_YOUR GOAL:_ Starting at the first line of the listing below, retype each line up to and including the one that contains "(#1) at (#3,199)". Leave pictures out.

_PROVIDED RECORDS:_
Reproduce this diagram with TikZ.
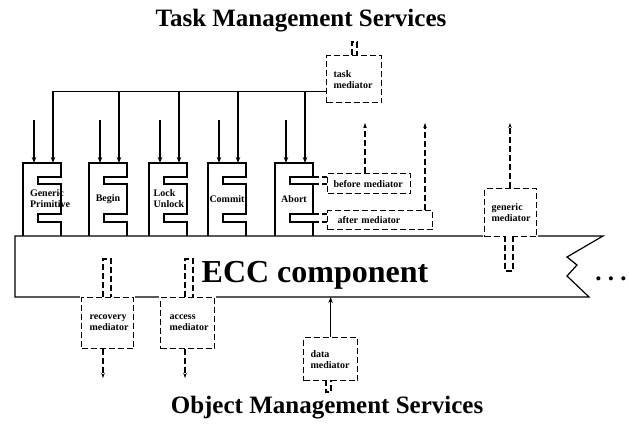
\documentclass[tikz,border=0pt]{standalone}
\usepackage{fontspec}
\setmainfont{Liberation Serif}
\usepackage{tikz}
\usetikzlibrary{arrows.meta}
\newcommand{\smallbf}{\fontsize{10}{11}\selectfont\bfseries}
\newcommand{\titlebf}{\fontsize{25}{28}\selectfont\bfseries}
% E shaped primitive: #1 name, #2 left x, #3 label x, #4 label
\newcommand{\prim}[4]{%
\draw[solidline] (#2,236) -- (#2,163) -- ++(38,0) -- ++(0,14) -- ++(-23,0) -- ++(0,7) -- ++(23,0)
  -- ++(0,30) -- ++(-23,0) -- ++(0,8) -- ++(23,0) -- (#2+38,236);
\coordinate (#1-a) at (#2+11,163);
\coordinate (#1-b) at (#2+30,163);
\coordinate (#1-u1) at (#2+38,177);
\coordinate (#1-u2) at (#2+38,184);
\coordinate (#1-l1) at (#2+38,214);
\coordinate (#1-l2) at (#2+38,222);
\node[primtext] (#1) at (#3,199) {#4};}

\begin{document}
\begin{tikzpicture}[x=1pt,y=-1pt,
  solidline/.style={line width=1.2pt},
  dline/.style={line width=1.2pt,dash pattern=on 6pt off 3pt},
  arr/.style={line width=1.2pt,-{Stealth[length=6pt,width=4.5pt]}},
  darr/.style={dline,-{Stealth[length=5pt,width=3.5pt]}},
  plug/.style={dline,fill=white},
  primtext/.style={font=\smallbf,align=left,inner sep=0pt},
  medbox/.style={dline,draw,fill=white,preaction={draw=white,line width=3pt,solid},
    font=\smallbf,align=left,inner xsep=7pt,inner ysep=0pt,anchor=north west}]
\useasboundingbox (0,0) rectangle (629,425);

%% titles
\node[font=\titlebf,anchor=base] (tms) at (301,27) {Task Management Services};
\node[font=\titlebf,anchor=base] (oms) at (327,413) {Object Management Services};

%% ECC component
\coordinate (eccbot) at (15,297);
\draw[solidline] (15,236) -- (603,236) -- (567,257) -- (577,265) -- (567,276) -- (589,297) -- (eccbot) -- cycle;
\node[font=\fontsize{32}{36}\selectfont\bfseries,anchor=base] (ecc) at (315,282) {ECC component};
\node[font=\titlebf,anchor=base] (more) at (611,280) {.\ .\ .};

%% primitives
\prim{gp}{23}{50}{Generic\\Primitive}
\prim{bg}{89}{108}{Begin}
\prim{lk}{149}{169}{Lock\\Unlock}
\prim{cm}{208}{227}{Commit}
\prim{ab}{275}{294}{Abort}

%% mediators
\node[medbox,text width=41,minimum height=47] (task) at (326,55) {task\\mediator};
\node[medbox,minimum height=20,inner xsep=6pt,text width=71] (before) at (327,173) {before mediator};
\node[medbox,minimum height=19,inner xsep=10pt,text width=85] (after) at (327,210) {after mediator};
\node[medbox,text width=38,minimum height=48] (generic) at (484,188) {generic\\mediator};
\node[medbox,minimum height=51,inner xsep=8pt,text width=36] (rec) at (81,297) {recovery\\mediator};
\node[medbox,minimum height=51,inner xsep=9pt,text width=36] (acc) at (160,297) {access\\mediator};
\node[medbox,text width=40,minimum height=43] (data) at (303,337) {data\\mediator};

%% plugs
\draw[plug] (352,55) -- (352,42) -- (357,42) -- (357,55);
\draw[plug] (505,236) -- (505,271) -- (513,271) -- (513,236);
\draw[plug] (103,297) -- (103,259) -- (111,259) -- (111,297);
\draw[plug] (185,297) -- (185,259) -- (193,259) -- (193,297);
\draw[plug] (326,380) -- (326,392) -- (331,392) -- (331,380);
\draw[dline] (ab-u1) -- (ab-u1 -| before.west);
\draw[dline] (ab-u2) -- (ab-u2 -| before.west);
\draw[dline] (ab-l1) -- (ab-l1 -| after.west);
\draw[dline] (ab-l2) -- (ab-l2 -| after.west);

%% task bus
\coordinate (bus) at ([yshift=-12.5pt]task.west);
\draw[arr] (bus) -| (gp-b);
\draw[arr] (bus) -| (bg-b);
\draw[arr] (bus) -| (lk-b);
\draw[arr] (bus) -| (cm-b);
\draw[arr] (bus) -| (ab-b);
\draw[arr] ([yshift=43pt]gp-a) -- (gp-a);
\draw[arr] ([yshift=43pt]bg-a) -- (bg-a);
\draw[arr] ([yshift=43pt]lk-a) -- (lk-a);
\draw[arr] ([yshift=43pt]cm-a) -- (cm-a);
\draw[arr] ([yshift=43pt]ab-a) -- (ab-a);

%% out arrows
\coordinate (bup) at (365,123);
\coordinate (aup) at (425,123);
\coordinate (gup) at (510,123);
\coordinate (rdown) at (103,378);
\coordinate (adown) at (185,378);
\draw[darr] (before.north -| bup) -- (bup);
\draw[darr] (after.north -| aup) -- (aup);
\draw[darr] (generic.north -| gup) -- (gup);
\draw[darr] (rec.south -| rdown) -- (rdown);
\draw[darr] (acc.south -| adown) -- (adown);
\draw[arr] (data.north) -- (data.north |- eccbot);
\end{tikzpicture}
\end{document}
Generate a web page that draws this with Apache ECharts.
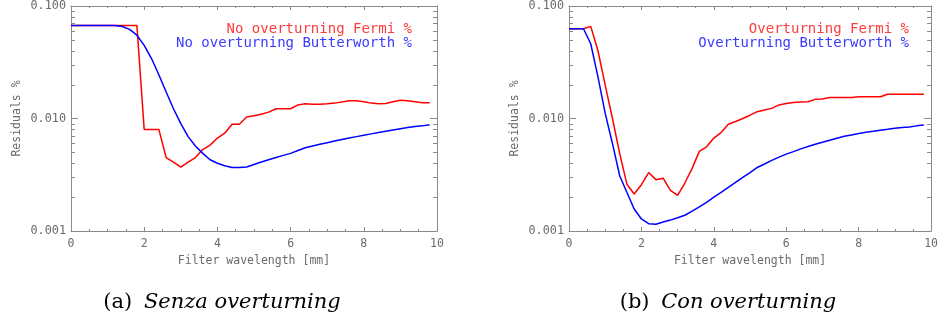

_PROBLEM SOLUTION:_
Reproduce this diagram with TikZ.
\documentclass[tikz,border=0pt]{standalone}
\usepackage{fontspec}
\setmainfont{Liberation Serif}
\usepackage{tikz}
\usetikzlibrary{arrows.meta}
\newcommand{\smallbf}{\fontsize{10}{11}\selectfont\bfseries}
\newcommand{\titlebf}{\fontsize{25}{28}\selectfont\bfseries}
% E shaped primitive: #1 name, #2 left x, #3 label x, #4 label
\newcommand{\prim}[4]{%
\draw[solidline] (#2,236) -- (#2,163) -- ++(38,0) -- ++(0,14) -- ++(-23,0) -- ++(0,7) -- ++(23,0)
  -- ++(0,30) -- ++(-23,0) -- ++(0,8) -- ++(23,0) -- (#2+38,236);
\coordinate (#1-a) at (#2+11,163);
\coordinate (#1-b) at (#2+30,163);
\coordinate (#1-u1) at (#2+38,177);
\coordinate (#1-u2) at (#2+38,184);
\coordinate (#1-l1) at (#2+38,214);
\coordinate (#1-l2) at (#2+38,222);
\node[primtext] (#1) at (#3,199) {#4};}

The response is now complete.